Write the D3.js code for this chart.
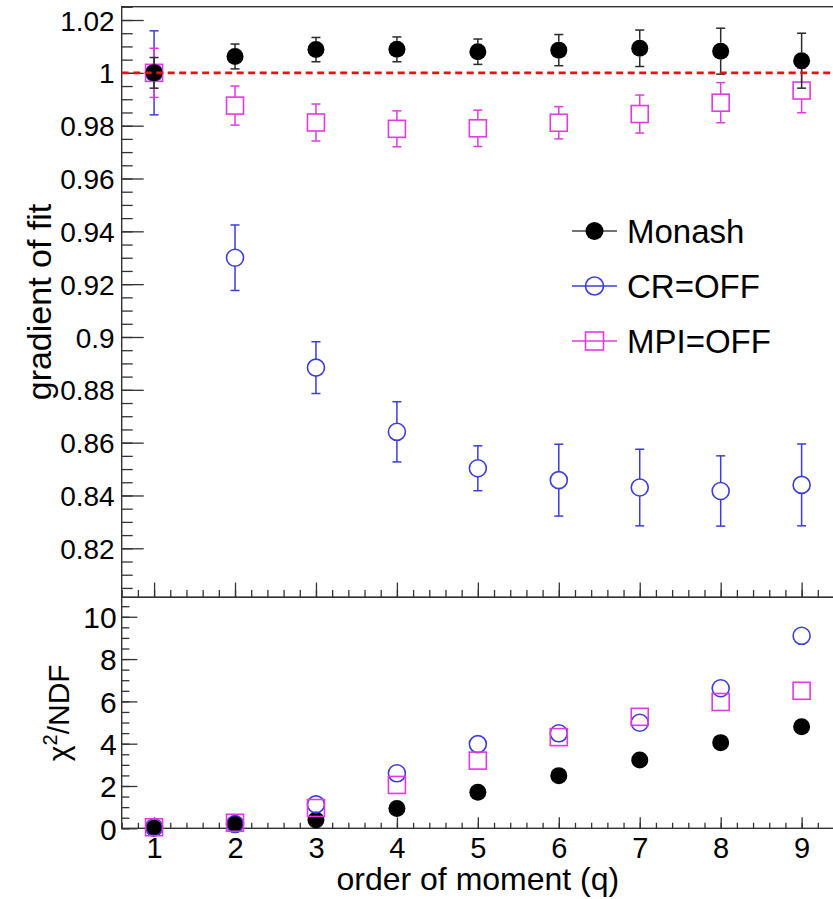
<!DOCTYPE html>
<html>
<head>
<meta charset="utf-8">
<script src="https://cdn.jsdelivr.net/npm/d3@7"></script>
<style>
  html, body { margin: 0; padding: 0; background: #fff; }
  svg { display: block; }
</style>
</head>
<body>
<svg id="chart" width="833" height="899"></svg>
<script>
// ---------------- data ----------------
const q = [1, 2, 3, 4, 5, 6, 7, 8, 9];

const monashGrad    = [1.0000, 1.0062, 1.0088, 1.0089, 1.0080, 1.0086, 1.0093, 1.0082, 1.0046];
const monashGradErr = [0.0058, 0.0047, 0.0046, 0.0047, 0.0048, 0.0059, 0.0069, 0.0087, 0.0104];

const crGrad    = [1.0000, 0.9300, 0.8884, 0.8641, 0.8503, 0.8458, 0.8430, 0.8417, 0.8440];
const crGradErr = [0.0159, 0.0124, 0.0098, 0.0114, 0.0085, 0.0136, 0.0145, 0.0133, 0.0155];

const mpiGrad    = [1.0000, 0.9876, 0.9812, 0.9788, 0.9790, 0.9811, 0.9844, 0.9887, 0.9933];
const mpiGradErr = [0.0093, 0.0074, 0.0070, 0.0068, 0.0069, 0.0061, 0.0072, 0.0076, 0.0084];

const monashChi2 = [0.00, 0.20, 0.39, 0.94, 1.70, 2.49, 3.23, 4.05, 4.80];
const crChi2     = [0.05, 0.20, 1.13, 2.60, 3.98, 4.49, 4.99, 6.62, 9.10];
const mpiChi2    = [0.05, 0.26, 0.96, 2.05, 3.20, 4.31, 5.27, 5.97, 6.50];

const seriesNames = ["Monash", "CR=OFF", "MPI=OFF"];
const topTickValues = [0.82, 0.84, 0.86, 0.88, 0.9, 0.92, 0.94, 0.96, 0.98, 1, 1.02];
const topTickLabels = ["0.82", "0.84", "0.86", "0.88", "0.9", "0.92", "0.94", "0.96", "0.98", "1", "1.02"];
const botTickValues = [0, 2, 4, 6, 8, 10];
const botTickLabels = ["0", "2", "4", "6", "8", "10"];
const xTickLabels = ["1", "2", "3", "4", "5", "6", "7", "8", "9"];
const refValue = 1;

// ---------------- styling ----------------
const FONT = "'Liberation Sans', Arial, Helvetica, sans-serif";
const colors = { "Monash": "#000000", "CR=OFF": "#3c3cdc", "MPI=OFF": "#e23ae2" };
const barColors = { "Monash": "#2a2a2a", "CR=OFF": "#3c3cdc", "MPI=OFF": "#e23ae2" };
const markerR = 8.5, squareHalf = 8.5, capHalf = 4.5;

const svg = d3.select("#chart");

// layout
const left = 121.7, right = 834;
const topY0 = 6.7, topY1 = 597.3;
const botY0 = 597.3, botY1 = 828.3;

const x = d3.scaleLinear().domain([0.6, 9.4]).range([left, right]);
const yTop = d3.scaleLinear().domain([0.80145, 1.02504]).range([topY1, topY0]);
const yBot = d3.scaleLinear().domain([0, 10.92]).range([botY1, botY0]);

const axisColor = "#333";

// ---------------- frames ----------------
function frame(y0, y1) {
  svg.append("rect")
    .attr("x", left).attr("y", y0)
    .attr("width", right - left).attr("height", y1 - y0)
    .attr("fill", "none").attr("stroke", axisColor).attr("stroke-width", 1.4);
}

// ---------------- axes ----------------
function styleAxis(g, fs) {
  g.select(".domain").remove();
  g.selectAll(".tick line").attr("stroke", axisColor).attr("stroke-width", 1.3);
  g.selectAll("text").attr("font-family", FONT).attr("font-size", fs).attr("fill", "#000");
}

// top panel y axis
const topMinor = d3.range(0.805, 1.0251, 0.005);
svg.append("g").attr("transform", `translate(${left},0)`)
  .call(d3.axisLeft(yTop).tickValues(topMinor).tickSize(-11).tickFormat(""))
  .call(g => styleAxis(g, 28));
svg.append("g").attr("transform", `translate(${left},0)`)
  .call(d3.axisLeft(yTop).tickValues(topTickValues).tickSize(-22).tickPadding(7)
        .tickFormat((d, i) => topTickLabels[i]))
  .call(g => styleAxis(g, 28))
  .call(g => g.selectAll("text").attr("dy", "0.36em"));

// top panel x axis (ticks only)
const xMinor = d3.range(0.6, 9.41, 0.2);
svg.append("g").attr("transform", `translate(0,${topY1})`)
  .call(d3.axisBottom(x).tickValues(xMinor).tickSize(-7.3).tickFormat(""))
  .call(g => styleAxis(g, 28));
svg.append("g").attr("transform", `translate(0,${topY1})`)
  .call(d3.axisBottom(x).tickValues(q).tickSize(-14.7).tickFormat(""))
  .call(g => styleAxis(g, 28));

// bottom panel y axis
const botMinor = d3.range(0, 10.9, 0.5);
svg.append("g").attr("transform", `translate(${left},0)`)
  .call(d3.axisLeft(yBot).tickValues(botMinor).tickSize(-7.7).tickFormat(""))
  .call(g => styleAxis(g, 29));
svg.append("g").attr("transform", `translate(${left},0)`)
  .call(d3.axisLeft(yBot).tickValues(botTickValues).tickSize(-15.7).tickPadding(5)
        .tickFormat((d, i) => botTickLabels[i]))
  .call(g => styleAxis(g, 30))
  .call(g => g.selectAll("text").attr("dy", "0.36em"));

// bottom panel x axis
svg.append("g").attr("transform", `translate(0,${botY1})`)
  .call(d3.axisBottom(x).tickValues(xMinor).tickSize(-5.5).tickFormat(""))
  .call(g => styleAxis(g, 29));
svg.append("g").attr("transform", `translate(0,${botY1})`)
  .call(d3.axisBottom(x).tickValues(q).tickSize(-11).tickPadding(9)
        .tickFormat((d, i) => xTickLabels[i]))
  .call(g => styleAxis(g, 29));

frame(topY0, topY1);
frame(botY0, botY1);

// ---------------- axis titles ----------------
svg.append("text")
  .attr("x", (left + right) / 2).attr("y", 890)
  .attr("text-anchor", "middle")
  .attr("font-family", FONT).attr("font-size", 32)
  .text("order of moment (q)");

svg.append("text")
  .attr("transform", `translate(51,${(topY0 + topY1) / 2}) rotate(-90)`)
  .attr("text-anchor", "middle")
  .attr("font-family", FONT).attr("font-size", 34)
  .text("gradient of fit");

const chiT = svg.append("text")
  .attr("transform", `translate(69,${(botY0 + botY1) / 2}) rotate(-90)`)
  .attr("text-anchor", "middle")
  .attr("font-family", FONT).attr("font-size", 30);
chiT.append("tspan").text("χ");
chiT.append("tspan").attr("font-size", 20).attr("dy", -12).text("2");
chiT.append("tspan").attr("dy", 12).text("/NDF");

// ---------------- markers ----------------
function drawMarker(g, name, cx, cy, r) {
  const c = colors[name];
  if (name === "Monash") {
    g.append("circle").attr("cx", cx).attr("cy", cy).attr("r", r).attr("fill", c);
  } else if (name === "CR=OFF") {
    g.append("circle").attr("cx", cx).attr("cy", cy).attr("r", r)
      .attr("fill", "none").attr("stroke", c).attr("stroke-width", 1.6);
  } else {
    g.append("rect").attr("x", cx - r).attr("y", cy - r)
      .attr("width", 2 * r).attr("height", 2 * r)
      .attr("fill", "none").attr("stroke", c).attr("stroke-width", 1.6);
  }
}

function drawGradSeries(name, vals, errs) {
  const g = svg.append("g");
  const bc = barColors[name];
  q.forEach((qq, i) => {
    const cx = x(qq), cy = yTop(vals[i]);
    const yHi = yTop(vals[i] + errs[i]), yLo = yTop(vals[i] - errs[i]);
    const r = name === "MPI=OFF" ? squareHalf : markerR;
    const segs = [[yHi, cy - r], [cy + r, yLo]];
    segs.forEach(([a, b]) => {
      if (b > a) g.append("line").attr("x1", cx).attr("x2", cx).attr("y1", a).attr("y2", b)
        .attr("stroke", bc).attr("stroke-width", 1.5);
    });
    [yHi, yLo].forEach(yy => g.append("line")
      .attr("x1", cx - capHalf).attr("x2", cx + capHalf).attr("y1", yy).attr("y2", yy)
      .attr("stroke", bc).attr("stroke-width", 1.5));
    drawMarker(g, name, cx, cy, r);
  });
}

drawGradSeries("CR=OFF", crGrad, crGradErr);
drawGradSeries("MPI=OFF", mpiGrad, mpiGradErr);
drawGradSeries("Monash", monashGrad, monashGradErr);

// reference line at 1
svg.append("line")
  .attr("x1", left).attr("x2", right)
  .attr("y1", yTop(refValue)).attr("y2", yTop(refValue))
  .attr("stroke", "#e01414").attr("stroke-width", 2.6)
  .attr("stroke-dasharray", "7,4.5");

// bottom panel points
function drawChiSeries(name, vals) {
  const g = svg.append("g");
  q.forEach((qq, i) => {
    const r = name === "MPI=OFF" ? squareHalf : markerR;
    drawMarker(g, name, x(qq), yBot(vals[i]), r);
  });
}
drawChiSeries("Monash", monashChi2);
drawChiSeries("CR=OFF", crChi2);
drawChiSeries("MPI=OFF", mpiChi2);

// ---------------- legend ----------------
const legendY = [231, 286, 341];
const lg = svg.append("g");
seriesNames.forEach((name, i) => {
  const cy = legendY[i];
  lg.append("line").attr("x1", 572).attr("x2", 617).attr("y1", cy).attr("y2", cy)
    .attr("stroke", name === "Monash" ? "#444" : colors[name]).attr("stroke-width", 1.5);
  drawMarker(lg, name, 594.5, cy, 9);
  lg.append("text").attr("x", 627).attr("y", cy).attr("dy", "0.36em")
    .attr("font-family", FONT).attr("font-size", 33).text(name);
});
</script>
</body>
</html>
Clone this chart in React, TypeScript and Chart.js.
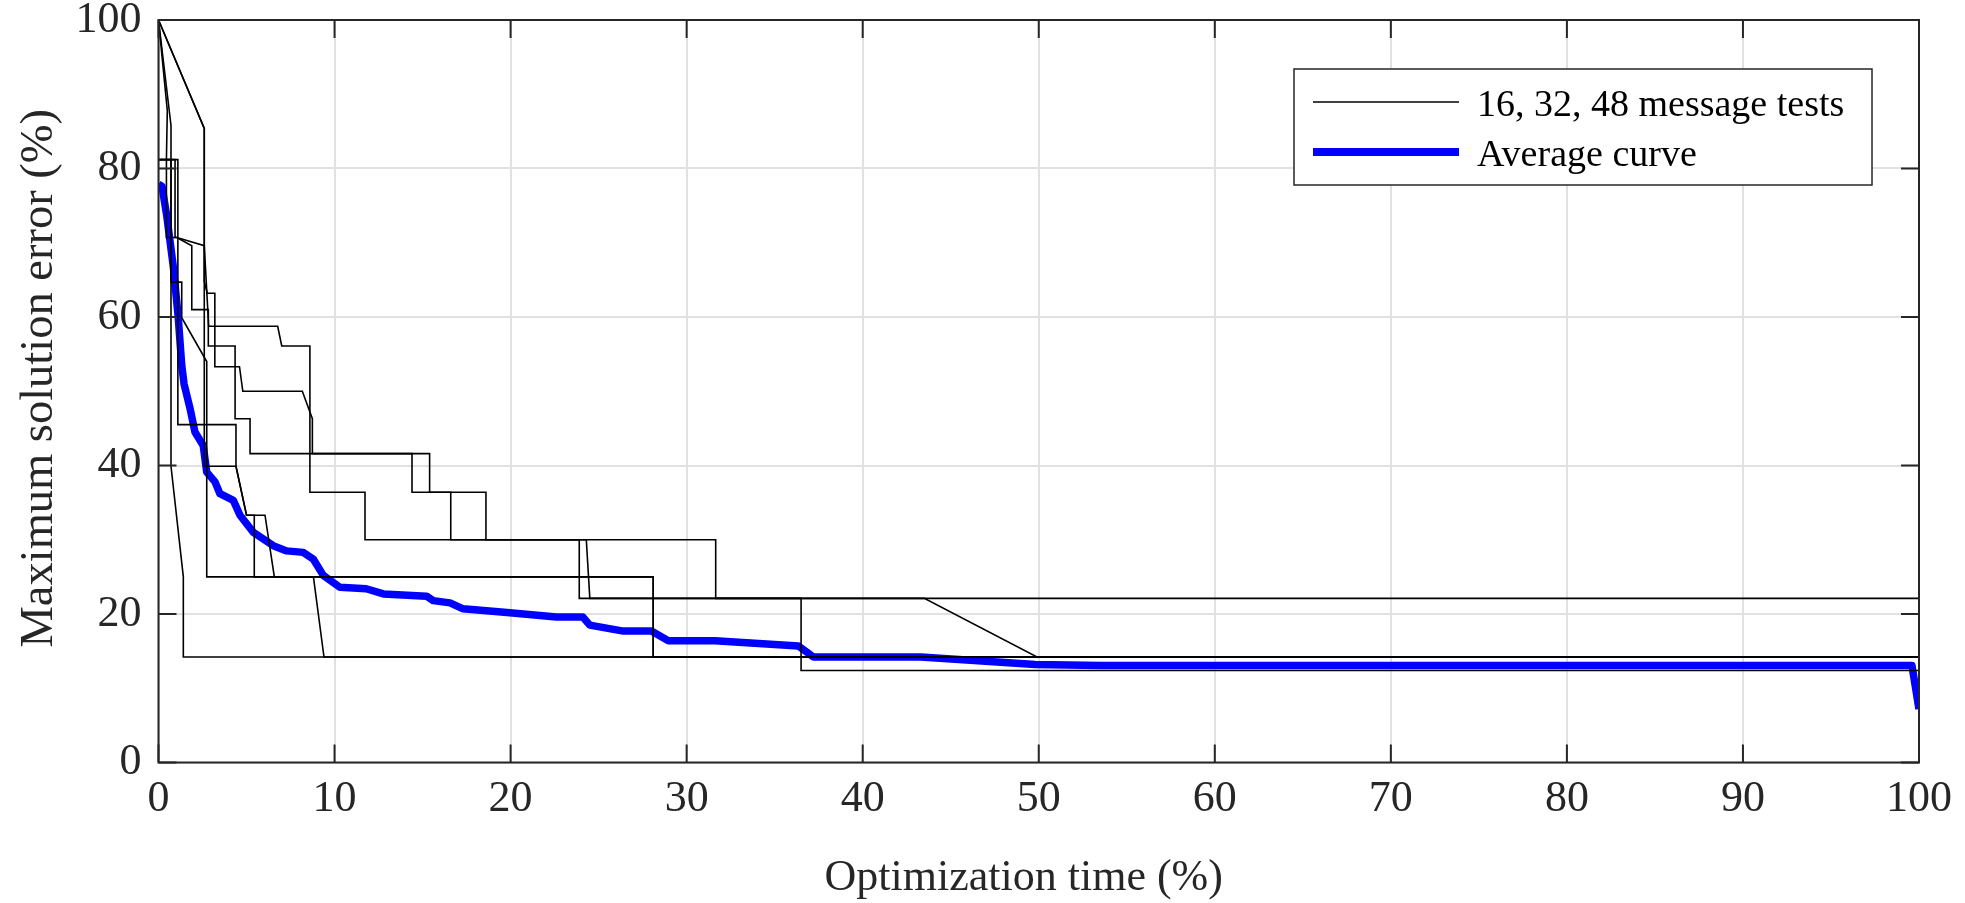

-------------------------

**TASK DESCRIPTION:**
Repeat the lines from where the entries begin to the line with "0.0145, 0.0133, 0.0155];", both included. Any picture is left out.

**CORRECT ANSWER:**
Write the D3.js code for this chart.
<!DOCTYPE html>
<html>
<head>
<meta charset="utf-8">
<script src="https://cdn.jsdelivr.net/npm/d3@7"></script>
<style>
  html, body { margin: 0; padding: 0; background: #fff; }
  svg { display: block; }
</style>
</head>
<body>
<svg id="chart" width="833" height="899"></svg>
<script>
// ---------------- data ----------------
const q = [1, 2, 3, 4, 5, 6, 7, 8, 9];

const monashGrad    = [1.0000, 1.0062, 1.0088, 1.0089, 1.0080, 1.0086, 1.0093, 1.0082, 1.0046];
const monashGradErr = [0.0058, 0.0047, 0.0046, 0.0047, 0.0048, 0.0059, 0.0069, 0.0087, 0.0104];

const crGrad    = [1.0000, 0.9300, 0.8884, 0.8641, 0.8503, 0.8458, 0.8430, 0.8417, 0.8440];
const crGradErr = [0.0159, 0.0124, 0.0098, 0.0114, 0.0085, 0.0136, 0.0145, 0.0133, 0.0155];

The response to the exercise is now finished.